» Exercise input

--- START ---

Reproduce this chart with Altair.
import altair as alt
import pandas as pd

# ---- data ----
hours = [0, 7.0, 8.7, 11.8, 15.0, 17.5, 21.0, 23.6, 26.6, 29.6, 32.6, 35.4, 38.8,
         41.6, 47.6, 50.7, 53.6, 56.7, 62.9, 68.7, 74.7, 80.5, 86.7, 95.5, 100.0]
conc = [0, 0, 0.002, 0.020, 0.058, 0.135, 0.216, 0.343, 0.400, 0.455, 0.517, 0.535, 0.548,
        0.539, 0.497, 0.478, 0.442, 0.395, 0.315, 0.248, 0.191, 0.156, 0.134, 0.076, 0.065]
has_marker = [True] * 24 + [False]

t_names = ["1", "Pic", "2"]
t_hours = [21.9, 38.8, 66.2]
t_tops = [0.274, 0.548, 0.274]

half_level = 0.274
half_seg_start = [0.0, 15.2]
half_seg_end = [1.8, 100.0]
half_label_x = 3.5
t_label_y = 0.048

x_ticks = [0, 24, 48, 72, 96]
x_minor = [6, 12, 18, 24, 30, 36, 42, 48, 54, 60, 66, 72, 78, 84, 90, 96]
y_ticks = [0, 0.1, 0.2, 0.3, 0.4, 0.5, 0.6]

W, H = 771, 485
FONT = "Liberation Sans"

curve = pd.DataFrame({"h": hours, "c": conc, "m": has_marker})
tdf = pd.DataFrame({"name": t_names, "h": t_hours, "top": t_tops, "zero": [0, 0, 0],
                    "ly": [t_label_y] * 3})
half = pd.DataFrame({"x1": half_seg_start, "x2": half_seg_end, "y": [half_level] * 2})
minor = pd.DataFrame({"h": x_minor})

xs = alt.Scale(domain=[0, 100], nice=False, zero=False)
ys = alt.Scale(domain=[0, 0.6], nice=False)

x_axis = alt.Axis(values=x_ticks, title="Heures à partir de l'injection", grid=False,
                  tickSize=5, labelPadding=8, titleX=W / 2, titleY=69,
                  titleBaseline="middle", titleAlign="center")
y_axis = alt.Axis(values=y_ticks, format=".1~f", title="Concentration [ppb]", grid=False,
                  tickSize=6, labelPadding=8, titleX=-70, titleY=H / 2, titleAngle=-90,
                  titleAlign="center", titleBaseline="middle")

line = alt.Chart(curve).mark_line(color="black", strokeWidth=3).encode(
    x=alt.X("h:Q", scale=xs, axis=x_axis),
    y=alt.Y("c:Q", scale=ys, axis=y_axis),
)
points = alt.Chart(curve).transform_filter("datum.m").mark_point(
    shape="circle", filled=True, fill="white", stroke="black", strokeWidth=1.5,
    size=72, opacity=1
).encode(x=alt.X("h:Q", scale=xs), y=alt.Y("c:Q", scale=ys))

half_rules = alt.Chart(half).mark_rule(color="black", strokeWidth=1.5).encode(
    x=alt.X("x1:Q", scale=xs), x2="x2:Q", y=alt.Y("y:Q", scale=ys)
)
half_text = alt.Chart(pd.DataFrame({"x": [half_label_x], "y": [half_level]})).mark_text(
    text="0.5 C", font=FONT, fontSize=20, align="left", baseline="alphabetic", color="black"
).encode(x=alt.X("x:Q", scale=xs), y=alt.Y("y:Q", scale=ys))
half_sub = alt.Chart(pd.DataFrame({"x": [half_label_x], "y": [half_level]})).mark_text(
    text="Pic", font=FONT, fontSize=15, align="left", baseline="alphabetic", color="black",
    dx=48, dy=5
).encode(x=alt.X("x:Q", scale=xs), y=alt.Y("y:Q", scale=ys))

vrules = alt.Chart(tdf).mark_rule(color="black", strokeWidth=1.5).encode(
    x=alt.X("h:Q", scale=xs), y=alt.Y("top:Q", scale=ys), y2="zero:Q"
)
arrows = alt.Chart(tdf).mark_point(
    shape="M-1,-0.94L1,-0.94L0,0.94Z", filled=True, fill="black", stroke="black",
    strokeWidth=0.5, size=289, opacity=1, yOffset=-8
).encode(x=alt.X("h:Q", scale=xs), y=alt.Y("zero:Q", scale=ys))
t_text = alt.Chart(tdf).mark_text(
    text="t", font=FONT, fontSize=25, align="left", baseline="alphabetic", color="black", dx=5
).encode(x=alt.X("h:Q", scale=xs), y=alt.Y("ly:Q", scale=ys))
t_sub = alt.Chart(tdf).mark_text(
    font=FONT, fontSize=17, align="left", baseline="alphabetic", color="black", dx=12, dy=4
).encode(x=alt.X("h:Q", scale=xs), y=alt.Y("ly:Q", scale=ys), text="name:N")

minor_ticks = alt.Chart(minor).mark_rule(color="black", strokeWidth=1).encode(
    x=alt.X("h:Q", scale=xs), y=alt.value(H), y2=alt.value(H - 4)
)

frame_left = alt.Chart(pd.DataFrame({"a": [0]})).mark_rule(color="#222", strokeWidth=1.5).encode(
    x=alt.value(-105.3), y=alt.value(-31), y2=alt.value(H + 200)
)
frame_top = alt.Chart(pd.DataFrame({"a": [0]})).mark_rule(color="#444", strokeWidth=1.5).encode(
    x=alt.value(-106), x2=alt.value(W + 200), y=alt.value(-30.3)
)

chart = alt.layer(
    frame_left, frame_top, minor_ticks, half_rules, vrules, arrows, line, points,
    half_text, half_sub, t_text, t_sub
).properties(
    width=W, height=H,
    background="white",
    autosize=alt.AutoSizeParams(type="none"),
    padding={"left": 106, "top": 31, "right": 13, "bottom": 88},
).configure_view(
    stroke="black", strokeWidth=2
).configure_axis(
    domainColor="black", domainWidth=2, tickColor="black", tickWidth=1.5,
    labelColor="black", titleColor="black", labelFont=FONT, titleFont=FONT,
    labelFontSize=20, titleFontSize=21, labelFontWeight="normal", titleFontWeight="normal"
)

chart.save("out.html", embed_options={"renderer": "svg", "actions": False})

--- END ---
--- START ---

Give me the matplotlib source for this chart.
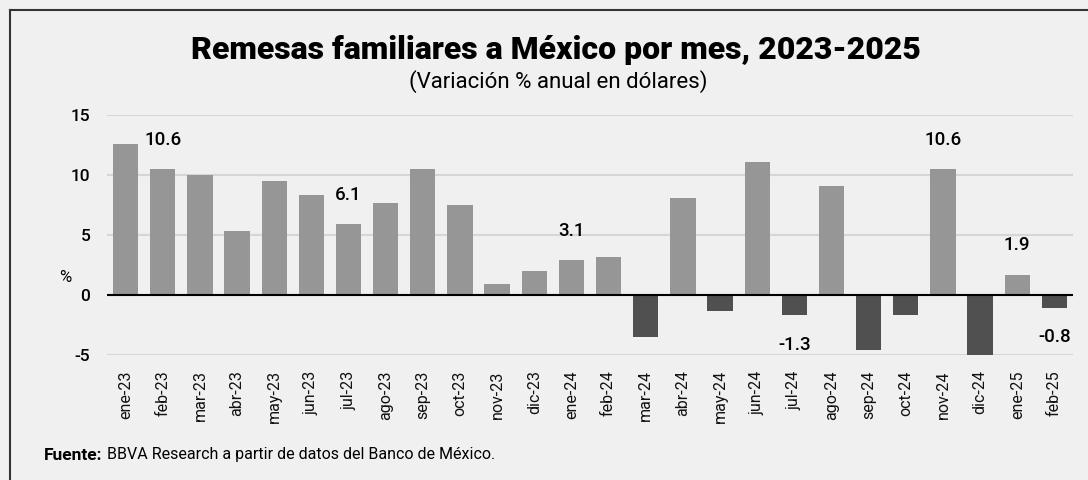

--- END ---
--- START ---

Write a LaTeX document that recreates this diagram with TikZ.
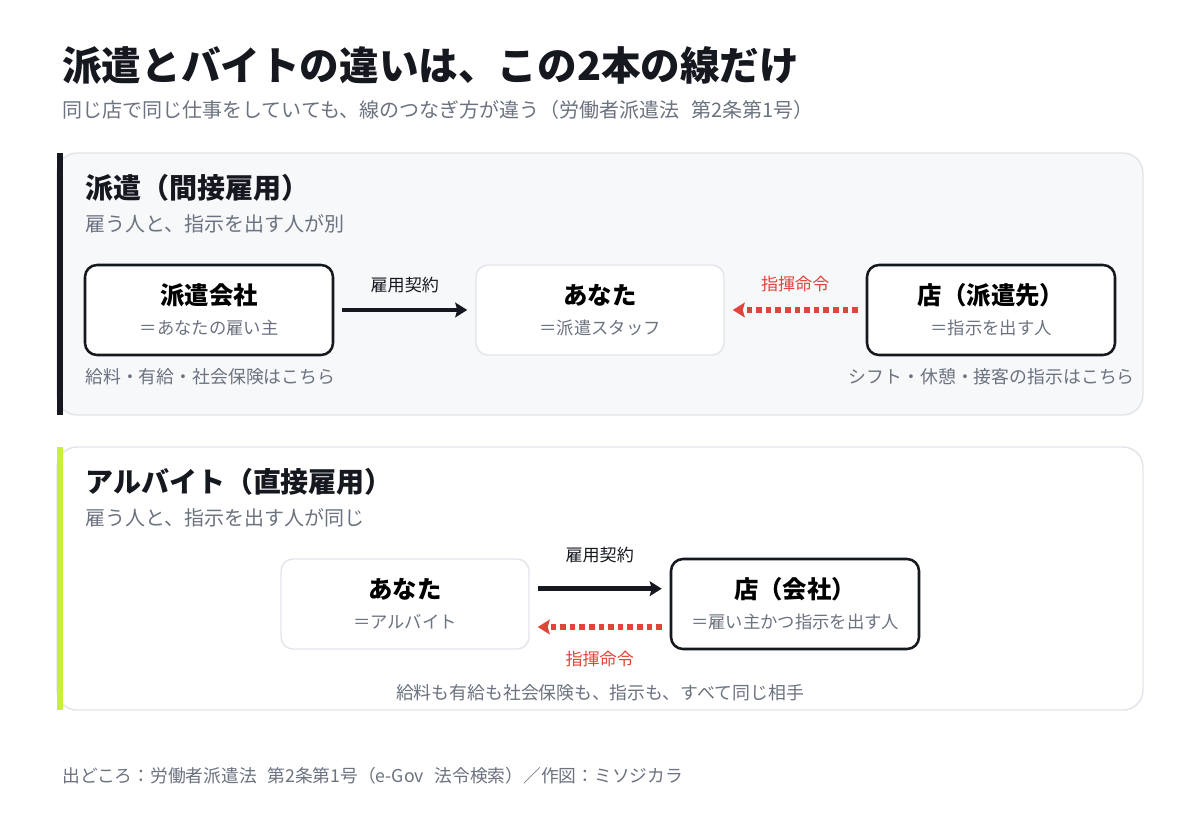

--- END ---

Copy down every line of the material above that includes the string "with".

» Worked solution
Reproduce this chart with Altair.
Write a LaTeX document that recreates this diagram with TikZ.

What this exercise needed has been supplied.